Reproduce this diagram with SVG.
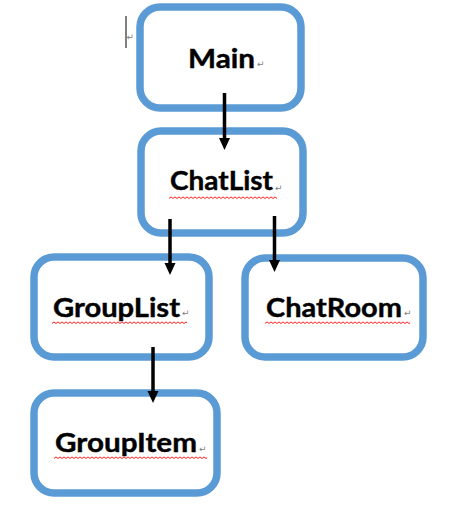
<svg xmlns="http://www.w3.org/2000/svg" xmlns:xlink="http://www.w3.org/1999/xlink" width="455" height="526" viewBox="0 0 455 526">
  <style>
    .box { fill: #ffffff; stroke: #5B9BD5; stroke-width: 7.5; }
    .label { font-family: Lato, "Open Sans", "Liberation Sans", sans-serif; font-weight: 700; font-size: 26px; fill: #000000; }
    .lbl { stroke: #000000; stroke-width: 0.4; }
    .ret { font-family: "DejaVu Sans", sans-serif; font-weight: 400; font-size: 9px; fill: #808080; stroke: none; }
    .conn { stroke: #000000; stroke-width: 3.5; fill: none; }
    .wave { stroke: #FF0000; stroke-width: 0.9; fill: none; }
  </style>
  <defs>
    <marker id="arrow" markerUnits="userSpaceOnUse" markerWidth="12" markerHeight="12" viewBox="0 -6 12 12" refX="0" refY="0" orient="auto">
      <path d="M0,-5.5 L12,0 L0,5.5 Z" fill="#000000"/>
    </marker>
    <path id="wavepath" class="wave" d="M0,2.5 l2,-1.6 2,1.6 2,-1.6 2,1.6 2,-1.6 2,1.6 2,-1.6 2,1.6 2,-1.6 2,1.6 2,-1.6 2,1.6 2,-1.6 2,1.6 2,-1.6 2,1.6 2,-1.6 2,1.6 2,-1.6 2,1.6 2,-1.6 2,1.6 2,-1.6 2,1.6 2,-1.6 2,1.6 2,-1.6 2,1.6 2,-1.6 2,1.6 2,-1.6 2,1.6 2,-1.6 2,1.6 2,-1.6 2,1.6 2,-1.6 2,1.6 2,-1.6 2,1.6 2,-1.6 2,1.6 2,-1.6 2,1.6 2,-1.6 2,1.6 2,-1.6 2,1.6 2,-1.6 2,1.6 2,-1.6 2,1.6 2,-1.6 2,1.6 2,-1.6 2,1.6 2,-1.6 2,1.6 2,-1.6 2,1.6 2,-1.6 2,1.6 2,-1.6 2,1.6 2,-1.6 2,1.6 2,-1.6 2,1.6 2,-1.6 2,1.6 2,-1.6 2,1.6 2,-1.6 2,1.6 2,-1.6 2,1.6 2,-1.6 2,1.6 2,-1.6 2,1.6 2,-1.6 2,1.6"/>
  </defs>

  <rect width="455" height="526" fill="#ffffff"/>

  <g id="cursor">
    <line x1="126" y1="16" x2="126" y2="48" stroke="#000000" stroke-width="1"/>
    <text class="ret" x="126.5" y="40">↵</text>
  </g>

  <g id="node-main">
    <rect class="box" x="140" y="7" width="161" height="101" rx="20" ry="20"/>
    <text class="label" x="188" y="68"><tspan class="lbl" textLength="67" lengthAdjust="spacingAndGlyphs">Main</tspan><tspan class="ret" dx="2" dy="-1">↵</tspan></text>
  </g>

  <g id="node-chatlist">
    <rect class="box" x="141" y="131" width="162" height="102" rx="20" ry="20"/>
    <text class="label" x="170" y="190"><tspan class="lbl" textLength="103" lengthAdjust="spacingAndGlyphs">ChatList</tspan><tspan class="ret" dx="2" dy="1">↵</tspan></text>
    <svg x="169" y="196" width="108" height="4" overflow="hidden"><use xlink:href="#wavepath" href="#wavepath"/></svg>
  </g>

  <g id="node-grouplist">
    <rect class="box" x="34" y="257" width="175" height="100" rx="20" ry="20"/>
    <text class="label" x="53" y="317"><tspan class="lbl" textLength="127" lengthAdjust="spacingAndGlyphs">GroupList</tspan><tspan class="ret" dx="2" dy="-1">↵</tspan></text>
    <svg x="52" y="321" width="135" height="4" overflow="hidden"><use xlink:href="#wavepath" href="#wavepath"/></svg>
  </g>

  <g id="node-chatroom">
    <rect class="box" x="245" y="258" width="178" height="99" rx="20" ry="20"/>
    <text class="label" x="266" y="317"><tspan class="lbl" textLength="136" lengthAdjust="spacingAndGlyphs">ChatRoom</tspan><tspan class="ret" dx="2" dy="-1">↵</tspan></text>
    <svg x="265" y="321" width="145" height="4" overflow="hidden"><use xlink:href="#wavepath" href="#wavepath"/></svg>
  </g>

  <g id="node-groupitem">
    <rect class="box" x="34" y="393" width="183" height="100" rx="20" ry="20"/>
    <text class="label" x="55" y="452"><tspan class="lbl" textLength="142" lengthAdjust="spacingAndGlyphs">GroupItem</tspan><tspan class="ret" dx="2">↵</tspan></text>
    <svg x="54" y="456" width="153" height="4" overflow="hidden"><use xlink:href="#wavepath" href="#wavepath"/></svg>
  </g>

  <g id="connectors">
    <line class="conn" x1="224.5" y1="93" x2="224.5" y2="138" marker-end="url(#arrow)"/>
    <line class="conn" x1="170" y1="219" x2="170" y2="263" marker-end="url(#arrow)"/>
    <line class="conn" x1="274.5" y1="216" x2="274.5" y2="260" marker-end="url(#arrow)"/>
    <line class="conn" x1="153" y1="347" x2="153" y2="391" marker-end="url(#arrow)"/>
  </g>
</svg>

**********

Go through the material above and print all of it exactly, except the pictures.

■ **THE RESPONSE**
Reproduce this diagram with SVG.
<svg xmlns="http://www.w3.org/2000/svg" xmlns:xlink="http://www.w3.org/1999/xlink" width="455" height="526" viewBox="0 0 455 526">
  <style>
    .box { fill: #ffffff; stroke: #5B9BD5; stroke-width: 7.5; }
    .label { font-family: Lato, "Open Sans", "Liberation Sans", sans-serif; font-weight: 700; font-size: 26px; fill: #000000; }
    .lbl { stroke: #000000; stroke-width: 0.4; }
    .ret { font-family: "DejaVu Sans", sans-serif; font-weight: 400; font-size: 9px; fill: #808080; stroke: none; }
    .conn { stroke: #000000; stroke-width: 3.5; fill: none; }
    .wave { stroke: #FF0000; stroke-width: 0.9; fill: none; }
  </style>
  <defs>
    <marker id="arrow" markerUnits="userSpaceOnUse" markerWidth="12" markerHeight="12" viewBox="0 -6 12 12" refX="0" refY="0" orient="auto">
      <path d="M0,-5.5 L12,0 L0,5.5 Z" fill="#000000"/>
    </marker>
    <path id="wavepath" class="wave" d="M0,2.5 l2,-1.6 2,1.6 2,-1.6 2,1.6 2,-1.6 2,1.6 2,-1.6 2,1.6 2,-1.6 2,1.6 2,-1.6 2,1.6 2,-1.6 2,1.6 2,-1.6 2,1.6 2,-1.6 2,1.6 2,-1.6 2,1.6 2,-1.6 2,1.6 2,-1.6 2,1.6 2,-1.6 2,1.6 2,-1.6 2,1.6 2,-1.6 2,1.6 2,-1.6 2,1.6 2,-1.6 2,1.6 2,-1.6 2,1.6 2,-1.6 2,1.6 2,-1.6 2,1.6 2,-1.6 2,1.6 2,-1.6 2,1.6 2,-1.6 2,1.6 2,-1.6 2,1.6 2,-1.6 2,1.6 2,-1.6 2,1.6 2,-1.6 2,1.6 2,-1.6 2,1.6 2,-1.6 2,1.6 2,-1.6 2,1.6 2,-1.6 2,1.6 2,-1.6 2,1.6 2,-1.6 2,1.6 2,-1.6 2,1.6 2,-1.6 2,1.6 2,-1.6 2,1.6 2,-1.6 2,1.6 2,-1.6 2,1.6 2,-1.6 2,1.6 2,-1.6 2,1.6 2,-1.6 2,1.6"/>
  </defs>

  <rect width="455" height="526" fill="#ffffff"/>

  <g id="cursor">
    <line x1="126" y1="16" x2="126" y2="48" stroke="#000000" stroke-width="1"/>
    <text class="ret" x="126.5" y="40">↵</text>
  </g>

  <g id="node-main">
    <rect class="box" x="140" y="7" width="161" height="101" rx="20" ry="20"/>
    <text class="label" x="188" y="68"><tspan class="lbl" textLength="67" lengthAdjust="spacingAndGlyphs">Main</tspan><tspan class="ret" dx="2" dy="-1">↵</tspan></text>
  </g>

  <g id="node-chatlist">
    <rect class="box" x="141" y="131" width="162" height="102" rx="20" ry="20"/>
    <text class="label" x="170" y="190"><tspan class="lbl" textLength="103" lengthAdjust="spacingAndGlyphs">ChatList</tspan><tspan class="ret" dx="2" dy="1">↵</tspan></text>
    <svg x="169" y="196" width="108" height="4" overflow="hidden"><use xlink:href="#wavepath" href="#wavepath"/></svg>
  </g>

  <g id="node-grouplist">
    <rect class="box" x="34" y="257" width="175" height="100" rx="20" ry="20"/>
    <text class="label" x="53" y="317"><tspan class="lbl" textLength="127" lengthAdjust="spacingAndGlyphs">GroupList</tspan><tspan class="ret" dx="2" dy="-1">↵</tspan></text>
    <svg x="52" y="321" width="135" height="4" overflow="hidden"><use xlink:href="#wavepath" href="#wavepath"/></svg>
  </g>

  <g id="node-chatroom">
    <rect class="box" x="245" y="258" width="178" height="99" rx="20" ry="20"/>
    <text class="label" x="266" y="317"><tspan class="lbl" textLength="136" lengthAdjust="spacingAndGlyphs">ChatRoom</tspan><tspan class="ret" dx="2" dy="-1">↵</tspan></text>
    <svg x="265" y="321" width="145" height="4" overflow="hidden"><use xlink:href="#wavepath" href="#wavepath"/></svg>
  </g>

  <g id="node-groupitem">
    <rect class="box" x="34" y="393" width="183" height="100" rx="20" ry="20"/>
    <text class="label" x="55" y="452"><tspan class="lbl" textLength="142" lengthAdjust="spacingAndGlyphs">GroupItem</tspan><tspan class="ret" dx="2">↵</tspan></text>
    <svg x="54" y="456" width="153" height="4" overflow="hidden"><use xlink:href="#wavepath" href="#wavepath"/></svg>
  </g>

  <g id="connectors">
    <line class="conn" x1="224.5" y1="93" x2="224.5" y2="138" marker-end="url(#arrow)"/>
    <line class="conn" x1="170" y1="219" x2="170" y2="263" marker-end="url(#arrow)"/>
    <line class="conn" x1="274.5" y1="216" x2="274.5" y2="260" marker-end="url(#arrow)"/>
    <line class="conn" x1="153" y1="347" x2="153" y2="391" marker-end="url(#arrow)"/>
  </g>
</svg>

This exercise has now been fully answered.